◆ **Data section**:
BEGIN

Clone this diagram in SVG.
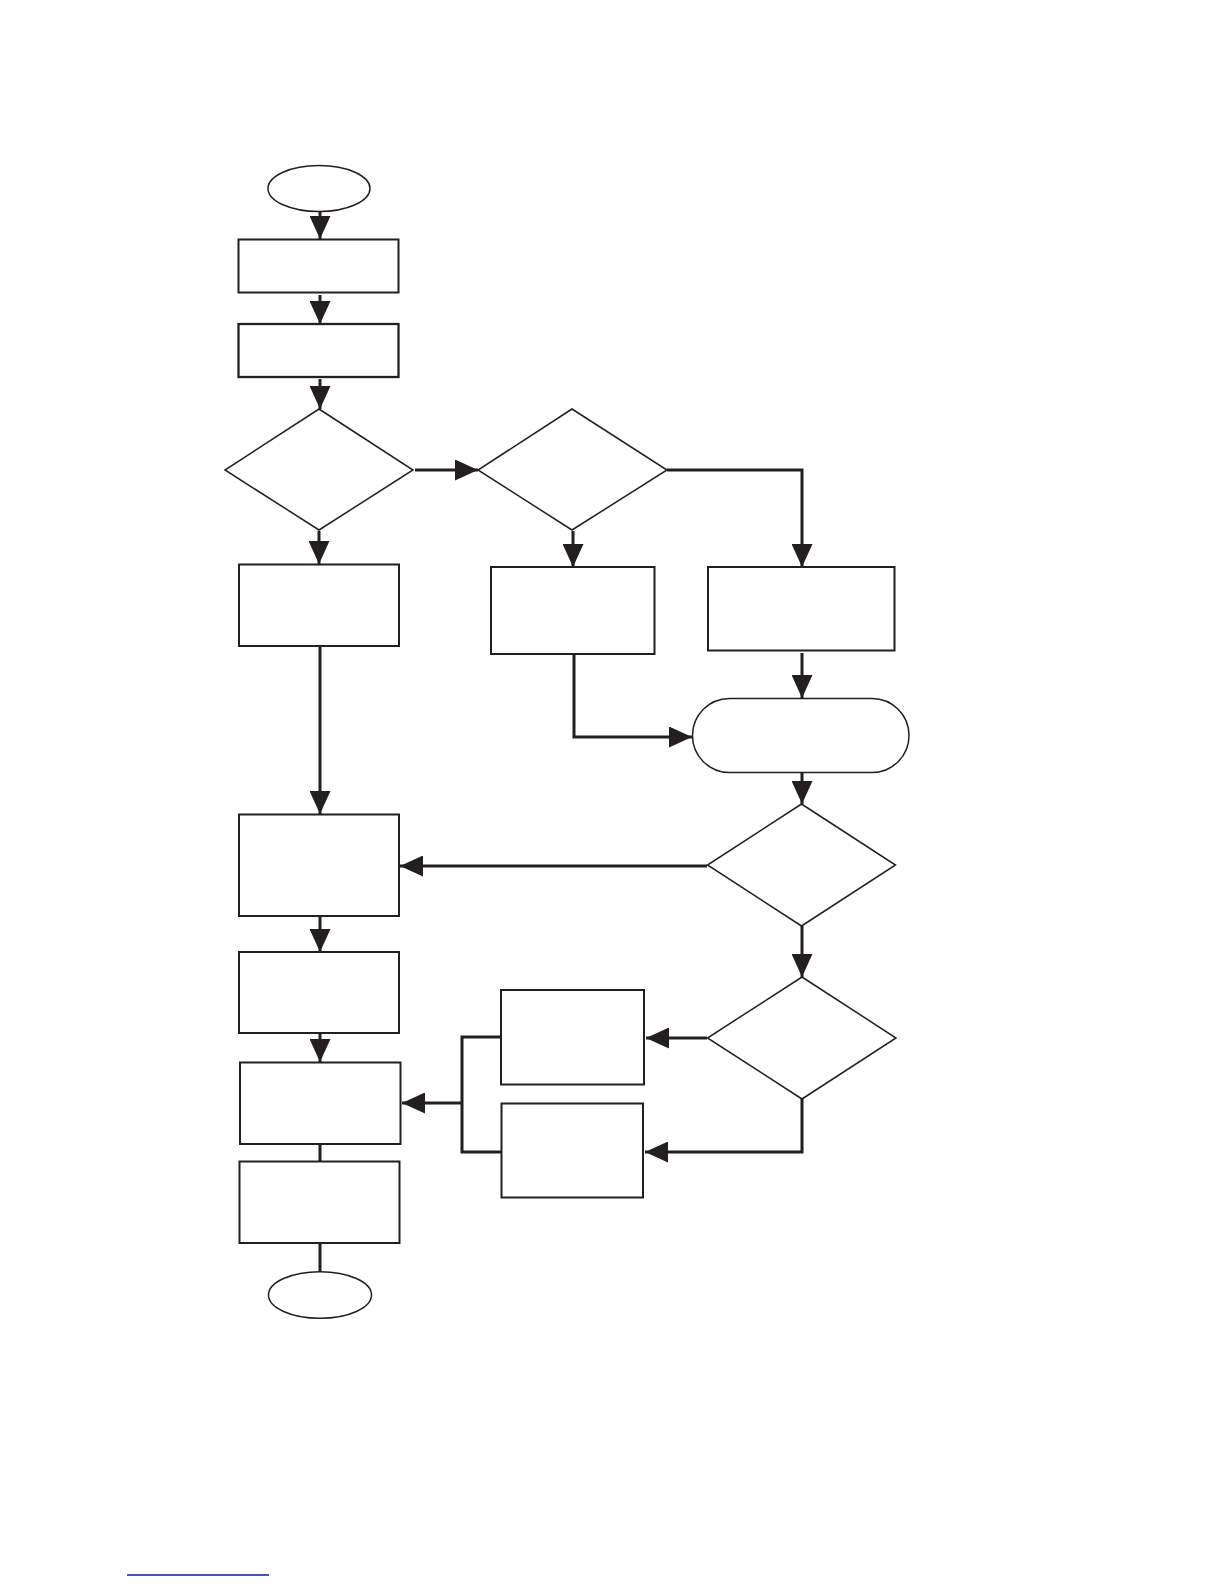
<svg xmlns="http://www.w3.org/2000/svg" width="1224" height="1584" viewBox="0 0 1224 1584">
<style>
.n{fill:#fff;stroke:#231f20;stroke-width:2}
.d{fill:#fff;stroke:#231f20;stroke-width:1.5}
.c{fill:none;stroke:#231f20;stroke-width:3;stroke-linejoin:miter}
</style>
<defs>
<marker id="ah" markerUnits="userSpaceOnUse" markerWidth="23" markerHeight="21" refX="23" refY="10.5" orient="auto">
<path d="M0,0 L23,10.5 L0,21 z" fill="#231f20"/>
</marker>
</defs>
<rect width="1224" height="1584" fill="#fff"/>
<g id="connectors">
<path class="c" d="M320,212 V239" marker-end="url(#ah)"/>
<path class="c" d="M320,295 V324" marker-end="url(#ah)"/>
<path class="c" d="M320,379 V409" marker-end="url(#ah)"/>
<path class="c" d="M415,470 H478" marker-end="url(#ah)"/>
<path class="c" d="M319,531 V564" marker-end="url(#ah)"/>
<path class="c" d="M573,531 V567" marker-end="url(#ah)"/>
<path class="c" d="M667,470 H802 V567" marker-end="url(#ah)"/>
<path class="c" d="M320,646 V814" marker-end="url(#ah)"/>
<path class="c" d="M802,653 V698" marker-end="url(#ah)"/>
<path class="c" d="M574,654 V737 H692" marker-end="url(#ah)"/>
<path class="c" d="M802,772 V804" marker-end="url(#ah)"/>
<path class="c" d="M707,866 H400" marker-end="url(#ah)"/>
<path class="c" d="M802,926 V977" marker-end="url(#ah)"/>
<path class="c" d="M707,1038 H646" marker-end="url(#ah)"/>
<path class="c" d="M802,1099 V1152 H645" marker-end="url(#ah)"/>
<path class="c" d="M320,916 V952" marker-end="url(#ah)"/>
<path class="c" d="M320,1033 V1062" marker-end="url(#ah)"/>
<path class="c" d="M501,1037 H462 V1152 H502"/>
<path class="c" d="M462,1103 H402" marker-end="url(#ah)"/>
<path class="c" d="M320,1144 V1161"/>
<path class="c" d="M320,1243 V1272"/>
</g>
<g id="start"><ellipse class="d" cx="319" cy="188.5" rx="51" ry="23"/></g>
<g id="step1"><rect class="n" x="238.5" y="239.5" width="160" height="53"/></g>
<g id="step2"><rect class="n" x="238.5" y="324" width="160" height="53" style="stroke-width:2.3"/></g>
<g id="decision1"><polygon class="d" points="319,409 413,470 319,530 225,470"/></g>
<g id="decision2"><polygon class="d" points="572,409 667,470 572,530 478,470"/></g>
<g id="box-left"><rect class="n" x="239" y="564.5" width="160" height="81.5"/></g>
<g id="box-mid"><rect class="n" x="491" y="567" width="163.5" height="87"/></g>
<g id="box-right"><rect class="n" x="708" y="567" width="186.5" height="83.5"/></g>
<g id="process-rounded"><rect class="d" x="692.5" y="698.5" width="216.5" height="74" rx="37" ry="37"/></g>
<g id="decision3"><polygon class="d" points="801.5,804 895.5,865 801.5,926 707.5,865"/></g>
<g id="decision4"><polygon class="d" points="802,977 896,1038 802,1099 707.5,1038"/></g>
<g id="box6"><rect class="n" x="239" y="814.5" width="160" height="101.5"/></g>
<g id="box7"><rect class="n" x="239" y="952" width="160" height="81"/></g>
<g id="box8"><rect class="n" x="240" y="1062.5" width="160.5" height="81.5"/></g>
<g id="box9"><rect class="n" x="239.5" y="1161.5" width="160" height="81.5"/></g>
<g id="box10"><rect class="n" x="501" y="990" width="143" height="94.5"/></g>
<g id="box11"><rect class="n" x="501.5" y="1103.5" width="141.5" height="94"/></g>
<g id="end"><ellipse class="d" cx="320" cy="1295" rx="51.5" ry="23.3"/></g>
<line x1="127" y1="1575" x2="269" y2="1575" stroke="#1a1a9a" stroke-width="1.5"/>
</svg>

END

◆ **Written exercise**: Repeat the material above in full and unchanged, minus its images.

◆ **The solution**:
Clone this diagram in SVG.
<svg xmlns="http://www.w3.org/2000/svg" width="1224" height="1584" viewBox="0 0 1224 1584">
<style>
.n{fill:#fff;stroke:#231f20;stroke-width:2}
.d{fill:#fff;stroke:#231f20;stroke-width:1.5}
.c{fill:none;stroke:#231f20;stroke-width:3;stroke-linejoin:miter}
</style>
<defs>
<marker id="ah" markerUnits="userSpaceOnUse" markerWidth="23" markerHeight="21" refX="23" refY="10.5" orient="auto">
<path d="M0,0 L23,10.5 L0,21 z" fill="#231f20"/>
</marker>
</defs>
<rect width="1224" height="1584" fill="#fff"/>
<g id="connectors">
<path class="c" d="M320,212 V239" marker-end="url(#ah)"/>
<path class="c" d="M320,295 V324" marker-end="url(#ah)"/>
<path class="c" d="M320,379 V409" marker-end="url(#ah)"/>
<path class="c" d="M415,470 H478" marker-end="url(#ah)"/>
<path class="c" d="M319,531 V564" marker-end="url(#ah)"/>
<path class="c" d="M573,531 V567" marker-end="url(#ah)"/>
<path class="c" d="M667,470 H802 V567" marker-end="url(#ah)"/>
<path class="c" d="M320,646 V814" marker-end="url(#ah)"/>
<path class="c" d="M802,653 V698" marker-end="url(#ah)"/>
<path class="c" d="M574,654 V737 H692" marker-end="url(#ah)"/>
<path class="c" d="M802,772 V804" marker-end="url(#ah)"/>
<path class="c" d="M707,866 H400" marker-end="url(#ah)"/>
<path class="c" d="M802,926 V977" marker-end="url(#ah)"/>
<path class="c" d="M707,1038 H646" marker-end="url(#ah)"/>
<path class="c" d="M802,1099 V1152 H645" marker-end="url(#ah)"/>
<path class="c" d="M320,916 V952" marker-end="url(#ah)"/>
<path class="c" d="M320,1033 V1062" marker-end="url(#ah)"/>
<path class="c" d="M501,1037 H462 V1152 H502"/>
<path class="c" d="M462,1103 H402" marker-end="url(#ah)"/>
<path class="c" d="M320,1144 V1161"/>
<path class="c" d="M320,1243 V1272"/>
</g>
<g id="start"><ellipse class="d" cx="319" cy="188.5" rx="51" ry="23"/></g>
<g id="step1"><rect class="n" x="238.5" y="239.5" width="160" height="53"/></g>
<g id="step2"><rect class="n" x="238.5" y="324" width="160" height="53" style="stroke-width:2.3"/></g>
<g id="decision1"><polygon class="d" points="319,409 413,470 319,530 225,470"/></g>
<g id="decision2"><polygon class="d" points="572,409 667,470 572,530 478,470"/></g>
<g id="box-left"><rect class="n" x="239" y="564.5" width="160" height="81.5"/></g>
<g id="box-mid"><rect class="n" x="491" y="567" width="163.5" height="87"/></g>
<g id="box-right"><rect class="n" x="708" y="567" width="186.5" height="83.5"/></g>
<g id="process-rounded"><rect class="d" x="692.5" y="698.5" width="216.5" height="74" rx="37" ry="37"/></g>
<g id="decision3"><polygon class="d" points="801.5,804 895.5,865 801.5,926 707.5,865"/></g>
<g id="decision4"><polygon class="d" points="802,977 896,1038 802,1099 707.5,1038"/></g>
<g id="box6"><rect class="n" x="239" y="814.5" width="160" height="101.5"/></g>
<g id="box7"><rect class="n" x="239" y="952" width="160" height="81"/></g>
<g id="box8"><rect class="n" x="240" y="1062.5" width="160.5" height="81.5"/></g>
<g id="box9"><rect class="n" x="239.5" y="1161.5" width="160" height="81.5"/></g>
<g id="box10"><rect class="n" x="501" y="990" width="143" height="94.5"/></g>
<g id="box11"><rect class="n" x="501.5" y="1103.5" width="141.5" height="94"/></g>
<g id="end"><ellipse class="d" cx="320" cy="1295" rx="51.5" ry="23.3"/></g>
<line x1="127" y1="1575" x2="269" y2="1575" stroke="#1a1a9a" stroke-width="1.5"/>
</svg>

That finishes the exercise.